The numbers: Premier Investment shares had plummeted 22.54% to $22.13 by afternoon trade as a result of the in-specie distribution. Morningstar reduced its fair value estimate on Premier by $5 to $15.50.

Myer shares were down 3.65% to 92 cents, and Morningstar’s fair value estimate for the store is at 83 cents.

The context: The research house’s director Johannes Faul said the in-specie distribution lowered the enterprise value of Premier as shareholders now owned about two-thirds of Myer’s outstanding shares directly.

Faul said Premier shares were overvalued and while its sales momentum was expected to improve from fiscal 2026, the anticipated sales from the international expansion of Peter Alexander and Smiggle brands would be less profitable than in Australia and New Zealand and dilute profit margins.

What they said: “Sales and earnings are under pressure at Myer and Premier, with both companies citing a challenging retailing environment,” Faul said in a note.

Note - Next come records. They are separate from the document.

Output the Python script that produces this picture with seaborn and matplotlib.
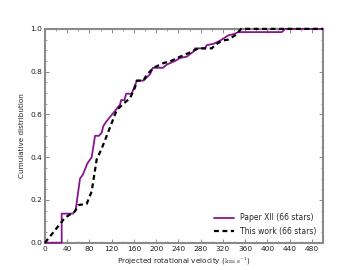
import matplotlib
matplotlib.use("Agg")
import matplotlib.pyplot as plt
import seaborn as sns
import pandas as pd
from matplotlib.ticker import MultipleLocator

# Paper XII (66 stars) - cumulative curve knots
paper_v = [0, 30, 30, 50, 55, 63, 68, 76, 84, 90, 97, 102, 105, 111, 123, 135, 137,
           143, 146, 156, 164, 166, 177, 189, 194, 212, 219, 225, 234, 243, 255, 267,
           270, 288, 291, 303, 315, 330, 339, 348, 426, 432, 500]
paper_f = [0, 0, 0.136, 0.136, 0.15, 0.30, 0.318, 0.37, 0.40, 0.5, 0.5, 0.515, 0.546,
           0.569, 0.607, 0.646, 0.667, 0.667, 0.697, 0.697, 0.75, 0.758, 0.758, 0.788,
           0.818, 0.818, 0.833, 0.84, 0.85, 0.864, 0.87, 0.894, 0.909, 0.909, 0.924,
           0.93, 0.945, 0.97, 0.975, 0.985, 0.985, 1.0, 1.0]

# This work (66 stars)
this_v = [0, 36, 54, 60, 75, 84, 93, 102, 117, 129, 141, 153, 162, 165, 177, 183, 195,
          213, 225, 243, 261, 276, 300, 306, 318, 330, 342, 353, 500]
this_f = [0, 0.117, 0.147, 0.176, 0.182, 0.24, 0.39, 0.44, 0.54, 0.62, 0.65, 0.676,
          0.727, 0.758, 0.758, 0.785, 0.818, 0.84, 0.848, 0.87, 0.89, 0.909, 0.909,
          0.924, 0.945, 0.95, 0.97, 1.0, 1.0]

labels = ["Paper XII (66 stars)", "This work (66 stars)"]
x_ticks = list(range(0, 481, 40))
y_ticks = [0.0, 0.2, 0.4, 0.6, 0.8, 1.0]

sns.set_style("ticks")
plt.rcParams["font.family"] = ["DejaVu Sans"]
plt.rcParams["mathtext.fontset"] = "cm"

fig = plt.figure(figsize=(3.6, 2.7), dpi=100)
ax = fig.add_axes([0.125, 0.101, 0.772, 0.792])

df1 = pd.DataFrame({"v": paper_v, "f": paper_f})
df2 = pd.DataFrame({"v": this_v, "f": this_f})
sns.lineplot(data=df1, x="v", y="f", ax=ax, sort=False, estimator=None,
             color="#87168f", lw=1.3, label=labels[0])
sns.lineplot(data=df2, x="v", y="f", ax=ax, sort=False, estimator=None,
             color="black", lw=1.6, label=labels[1])
ax.lines[1].set_dashes([2.2, 1.6])
for ln in ax.lines:
    ln.set_clip_on(False)
    ln.set_zorder(3)

ax.set_xlim(0, 500)
ax.set_ylim(0, 1.0)
ax.set_xticks(x_ticks)
ax.set_xticklabels([str(t) for t in x_ticks])
ax.set_yticks(y_ticks)
ax.set_yticklabels([f"{t:.1f}" for t in y_ticks])
ax.xaxis.set_minor_locator(MultipleLocator(20))
ax.yaxis.set_minor_locator(MultipleLocator(0.05))
for s in ax.spines.values():
    s.set_visible(True)
    s.set_color("#8a8a8a")
    s.set_linewidth(1.5)
    s.set_zorder(2)
ax.tick_params(which="both", direction="in", top=True, right=True, color="#777777",
               labelsize=5.4, labelcolor="#222222", pad=2)
ax.tick_params(which="major", length=3, width=0.6)
ax.tick_params(which="minor", length=1.5, width=0.5)

ax.set_xlabel(r"Projected rotational velocity ($\mathrm{km\ s^{-1}}$)", fontsize=5.2,
              color="#222222", labelpad=3)
ax.set_ylabel("Cumulative distribution", fontsize=5.2, color="#222222", labelpad=4)

leg = ax.legend(loc="lower right", frameon=False, fontsize=5.5, handlelength=2.6,
                handletextpad=0.8, borderaxespad=0.5, labelspacing=0.6)

fig.savefig("out.png", dpi=100)
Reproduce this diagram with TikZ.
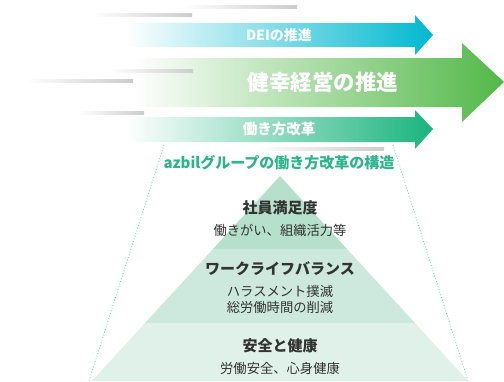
\documentclass[tikz,border=0pt]{standalone}
\usepackage{fontspec}
\setmainfont{Noto Sans CJK JP}
\usepackage{tikz}
\usetikzlibrary{shapes.geometric, arrows.meta, positioning, calc}

\definecolor{deicyan}{HTML}{00B8D0}
\definecolor{kenkogreen}{HTML}{52B848}
\definecolor{workgreen}{HTML}{1AB47E}
\definecolor{titlegreen}{HTML}{2BB58A}
\definecolor{tiertop}{HTML}{B5E0CC}
\definecolor{tiermid}{HTML}{CDE9DD}
\definecolor{tierbot}{HTML}{E0F1E9}
\definecolor{textgray}{HTML}{333333}

\begin{document}
\begin{tikzpicture}[x=1pt, y=-1pt,
    speedline/.style={left color=white, right color=black!20},
    arrowlabel/.style={text=white, inner sep=0pt},
    tiertitle/.style={text=textgray, inner sep=0pt, font=\fontsize{15}{17}\selectfont\bfseries},
    tiertext/.style={text=textgray, inner sep=0pt, align=center, font=\fontsize{13.3}{15.5}\selectfont}]
        \useasboundingbox (0,0) rectangle (504,381);

        % Arrows (fading in from the left)
        \shade[left color=white, middle color=deicyan!55, right color=deicyan]
            (125,23) -- (415,23) -- (415,15) -- (433,35) -- (415,55) -- (415,47) -- (125,47) -- cycle;
        \shade[left color=white, middle color=kenkogreen!60, right color=kenkogreen]
            (133,58) -- (462,58) -- (462,43) -- (504,82) -- (462,122) -- (462,107) -- (133,107) -- cycle;
        \shade[left color=white, middle color=workgreen!60, right color=workgreen]
            (125,117) -- (415,117) -- (415,110) -- (433,129) -- (415,149) -- (415,142) -- (125,142) -- cycle;

        % Speed lines
        \shade[speedline] (183,5) rectangle (297,8);
        \shade[speedline] (92,13) rectangle (192,16);
        \shade[speedline] (110,69) rectangle (193,72);
        \shade[speedline] (25,79) rectangle (133,82);
        \shade[speedline] (78,111) rectangle (144,114);
        \shade[speedline] (253,147) rectangle (384,150);

        \node[arrowlabel, font=\fontsize{14}{16}\selectfont\bfseries] (dei) at (279,35) {DEIの推進};
        \node[arrowlabel, font=\fontsize{21.5}{24}\selectfont\bfseries] (kenko) at (323,82) {健幸経営の推進};
        \node[arrowlabel, font=\fontsize{14.5}{16}\selectfont\bfseries] (work) at (279,129) {働き方改革};

        % Dotted guide lines
        \draw[titlegreen!70, dotted, line width=0.8pt] (164,145) -- (89,381);
        \draw[titlegreen!70, dotted, line width=0.8pt] (393,145) -- (468,381);
        \node[text=titlegreen, inner sep=0pt, font=\fontsize{15}{17}\selectfont\bfseries] (structure) at (279,163) {azbilグループの働き方改革の構造};

        % Pyramid tiers
        \fill[tiertop] (280,176) -- (347,249) -- (213,249) -- cycle;
        \fill[tiermid] (213,249) -- (347,249) -- (415,323) -- (145,323) -- cycle;
        \fill[tierbot] (145,323) -- (415,323) -- (468,381) -- (92,381) -- cycle;

        \node[tiertitle] (satisfaction) at (280,208) {社員満足度};
        \node[tiertext] (satisfactionsub) at (280,230) {働きがい、組織活力等};
        \node[tiertitle] (balance) at (280,269) {ワークライフバランス};
        \node[tiertext] (balancesub) at (280,299.5) {ハラスメント撲滅\\総労働時間の削減};
        \node[tiertitle] (health) at (280,346) {安全と健康};
        \node[tiertext] (healthsub) at (280,368) {労働安全、心身健康};
    \end{tikzpicture}
\end{document}
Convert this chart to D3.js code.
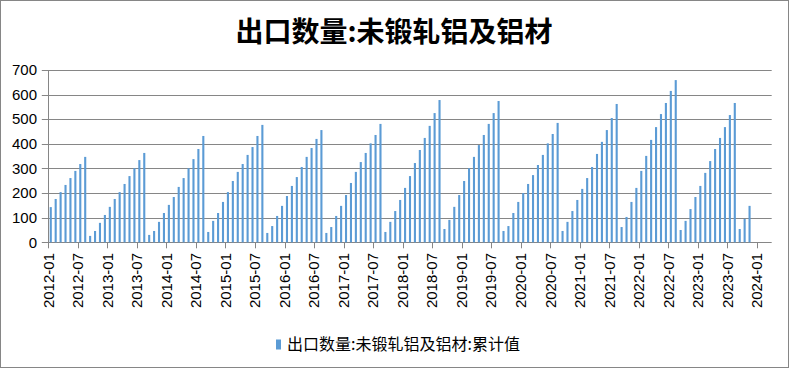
<!DOCTYPE html>
<html><head><meta charset="utf-8">
<script src="https://cdn.jsdelivr.net/npm/d3@7"></script>
<style>body{margin:0;background:#fff}svg{display:block}</style>
</head><body><svg id="c" width="789" height="368"></svg>
<script>
const chartTitle = "出口数量:未锻轧铝及铝材";
const seriesName = "出口数量:未锻轧铝及铝材:累计值";

// cumulative values, in order of the bars (each block = one cumulative cycle)
const seg01 = [143, 176, 204, 233, 261, 290, 318, 347];
const seg02 = [26, 46, 79, 111, 144, 176, 204, 237, 269, 301, 334, 363];
const seg03 = [30, 46, 83, 119, 152, 184, 225, 261, 301, 338, 379, 432];
const seg04 = [42, 87, 119, 164, 204, 249, 286, 318, 355, 387, 432, 477];
const seg05 = [38, 66, 107, 148, 188, 229, 265, 306, 347, 383, 420, 456];
const seg06 = [38, 62, 107, 148, 192, 241, 286, 326, 363, 402, 436, 481];
const seg07 = [42, 83, 127, 172, 221, 269, 322, 375, 424, 473, 525, 578];
const seg08 = [54, 91, 144, 192, 249, 301, 347, 395, 436, 481, 525, 574];
const seg09 = [46, 66, 119, 164, 200, 237, 273, 314, 355, 402, 440, 485];
const seg10 = [46, 83, 127, 172, 217, 261, 306, 359, 408, 456, 505, 562];
const seg11 = [62, 103, 164, 221, 290, 351, 416, 468, 521, 566, 615, 659];
const seg12 = [50, 87, 135, 184, 229, 282, 330, 379, 424, 468, 517, 566];
const seg13 = [54, 95, 148];
const values = [].concat(seg01, seg02, seg03, seg04, seg05, seg06, seg07,
  seg08, seg09, seg10, seg11, seg12, seg13);

const tickLabels = ["2012-01","2012-07","2013-01","2013-07","2014-01","2014-07",
  "2015-01","2015-07","2016-01","2016-07","2017-01","2017-07","2018-01","2018-07",
  "2019-01","2019-07","2020-01","2020-07","2021-01","2021-07","2022-01","2022-07",
  "2023-01","2023-07","2024-01"];
const yTicks = [0, 100, 200, 300, 400, 500, 600, 700];

// axis categories: months 2012-01 .. 2024-03
const categories = [];
for (let yr = 2012; yr <= 2024; yr++) {
  for (let mo = 1; mo <= 12; mo++) {
    if (yr === 2024 && mo > 3) break;
    categories.push(yr + "-" + String(mo).padStart(2, "0"));
  }
}
const data = values.map((v, i) => ({cat: categories[i], v}));

const svg = d3.select("#c");
const L = 48.3, R = 771.7, T = 70, B = 242.3;
const x = d3.scaleBand().domain(categories).range([L, R]).padding(0);
const y = d3.scaleLinear().domain([0, 700]).range([B, T]);
const gridColor = "#868686";
const blue = "#5b9bd5";
const latin = "'Liberation Sans', Arial, sans-serif";
const cjk = "'Noto Sans CJK SC', 'Noto Sans', sans-serif";

svg.append("rect").attr("x", 0.5).attr("y", 0.5).attr("width", 788).attr("height", 367)
  .attr("fill", "#fff").attr("stroke", gridColor);

svg.append("text").attr("x", 394).attr("y", 42).attr("text-anchor", "middle")
  .attr("font-family", cjk).attr("font-weight", "bold").attr("font-size", 28)
  .attr("fill", "#000").text(chartTitle);

// gridlines
svg.append("g").selectAll("line").data(yTicks).join("line")
  .attr("x1", L - 6.5).attr("x2", R)
  .attr("y1", d => Math.round(y(d)) + 0.5).attr("y2", d => Math.round(y(d)) + 0.5)
  .attr("stroke", gridColor).attr("stroke-width", 1);

// y labels
svg.append("g").selectAll("text").data(yTicks).join("text")
  .attr("x", 37).attr("y", d => y(d)).attr("dy", "0.35em").attr("text-anchor", "end")
  .attr("font-family", latin).attr("font-size", 15).attr("fill", "#000").text(d => d);

// y axis line
svg.append("line").attr("x1", Math.round(L) + 0.5).attr("x2", Math.round(L) + 0.5)
  .attr("y1", T).attr("y2", B).attr("stroke", gridColor);

// bars
const bw = 2.1;
svg.append("g").selectAll("rect").data(data).join("rect")
  .attr("x", d => x(d.cat) + x.bandwidth() / 2 - bw / 2)
  .attr("width", bw)
  .attr("y", d => y(d.v))
  .attr("height", d => y(0) - y(d.v))
  .attr("fill", blue);

// x axis ticks and labels
const gx = svg.append("g");
gx.selectAll("line").data(tickLabels).join("line")
  .attr("x1", d => Math.round(x(d)) + 0.5).attr("x2", d => Math.round(x(d)) + 0.5)
  .attr("y1", B).attr("y2", B + 6).attr("stroke", gridColor);
gx.selectAll("text").data(tickLabels).join("text")
  .attr("transform", d => `translate(${x(d)},253) rotate(-90)`)
  .attr("text-anchor", "end").attr("dy", "0.35em")
  .attr("font-family", latin).attr("font-size", 15).attr("fill", "#000").text(d => d);

// legend
svg.append("rect").attr("x", 276).attr("y", 339.5).attr("width", 5).attr("height", 10).attr("fill", blue);
svg.append("text").attr("x", 287).attr("y", 350).attr("font-family", cjk)
  .attr("font-size", 16).attr("fill", "#000").text(seriesName);
</script></body></html>
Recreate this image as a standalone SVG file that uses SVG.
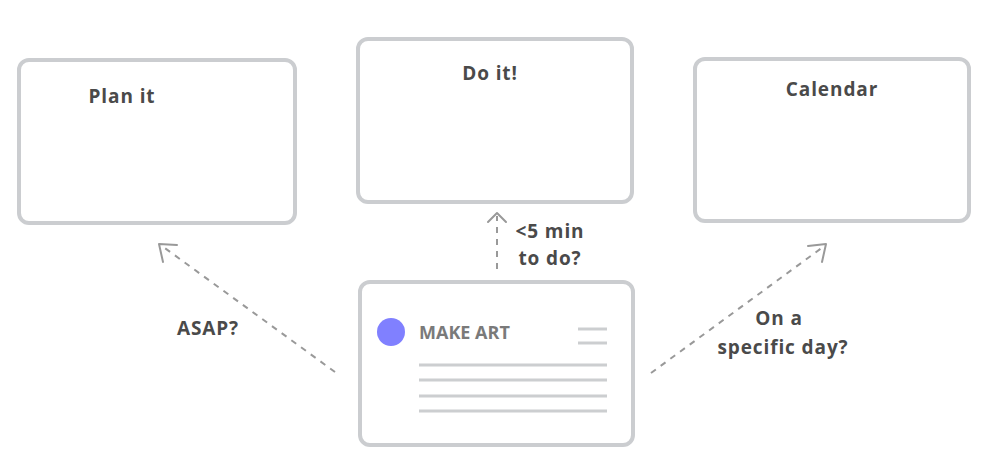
<svg xmlns="http://www.w3.org/2000/svg" width="1000" height="464" viewBox="0 0 1000 464">
<defs>
<style>
.box{fill:#fff;stroke:#cbcdd0;stroke-width:4}
.lbl{font-family:"Open Sans","Liberation Sans",sans-serif;font-weight:bold;font-size:19px;fill:#4a4a4a;text-anchor:middle;letter-spacing:0.9px}
.conn{fill:none;stroke:#999;stroke-width:2;stroke-dasharray:6 6}
.head{fill:none;stroke:#999;stroke-width:2;stroke-linecap:round;stroke-linejoin:round}
.ln{stroke:#ccced0;stroke-width:3}
</style>
</defs>
<rect width="1000" height="464" fill="#fff"/>
<g id="plan">
<rect class="box" x="19" y="60" width="276" height="163" rx="10"/>
<text class="lbl" x="122" y="103">Plan it</text>
</g>
<g id="doit">
<rect class="box" x="358" y="39" width="274" height="163" rx="10"/>
<text class="lbl" x="490" y="80">Do it!</text>
</g>
<g id="calendar">
<rect class="box" x="695" y="59" width="274" height="162" rx="10"/>
<text class="lbl" x="832" y="96">Calendar</text>
</g>
<g id="task">
<rect class="box" x="360" y="282" width="273" height="163" rx="10"/>
<circle cx="391" cy="332" r="14" fill="#8080ff"/>
<text x="419" y="339" font-family="'Open Sans','Liberation Sans',sans-serif" font-weight="bold" font-size="18" fill="#7a7a7a">MAKE ART</text>
<line class="ln" x1="578" y1="329" x2="607" y2="329"/>
<line class="ln" x1="578" y1="343" x2="607" y2="343"/>
<line class="ln" x1="419" y1="365" x2="607" y2="365"/>
<line class="ln" x1="419" y1="380" x2="607" y2="380"/>
<line class="ln" x1="419" y1="396" x2="607" y2="396"/>
<line class="ln" x1="419" y1="411" x2="607" y2="411"/>
</g>
<g id="connectors">
<line class="conn" x1="335" y1="372" x2="162" y2="246"/>
<polyline class="head" points="177,245 159,244 163,262"/>
<line class="conn" x1="497" y1="269" x2="497" y2="216"/>
<polyline class="head" points="488,222 497,213 506,222"/>
<line class="conn" x1="651" y1="373" x2="823" y2="247"/>
<polyline class="head" points="808,246 826,244 822,262"/>
</g>
<g id="labels">
<text class="lbl" x="208" y="335">ASAP?</text>
<text class="lbl" x="550" y="238">&lt;5 min</text>
<text class="lbl" x="550" y="265">to do?</text>
<text class="lbl" x="779" y="325">On a</text>
<text class="lbl" x="783" y="354">specific day?</text>
</g>
</svg>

“... The greatest and most obvious short-term risk to Premier's existing business is a prolonged economic downturn, with subdued discretionary retailing spending. However, this could also create acquisition opportunities. Premier is continuously focused on efficiency gains, including negotiating improved lease terms for its physical stores and driving e-commerce.”

On Myer, Morningstar said: “The merger with five apparel brands previously owned by Premier boosts sales growth from the second half of fiscal 2025. We forecast a revenue CAGR of 3% over the next decade”.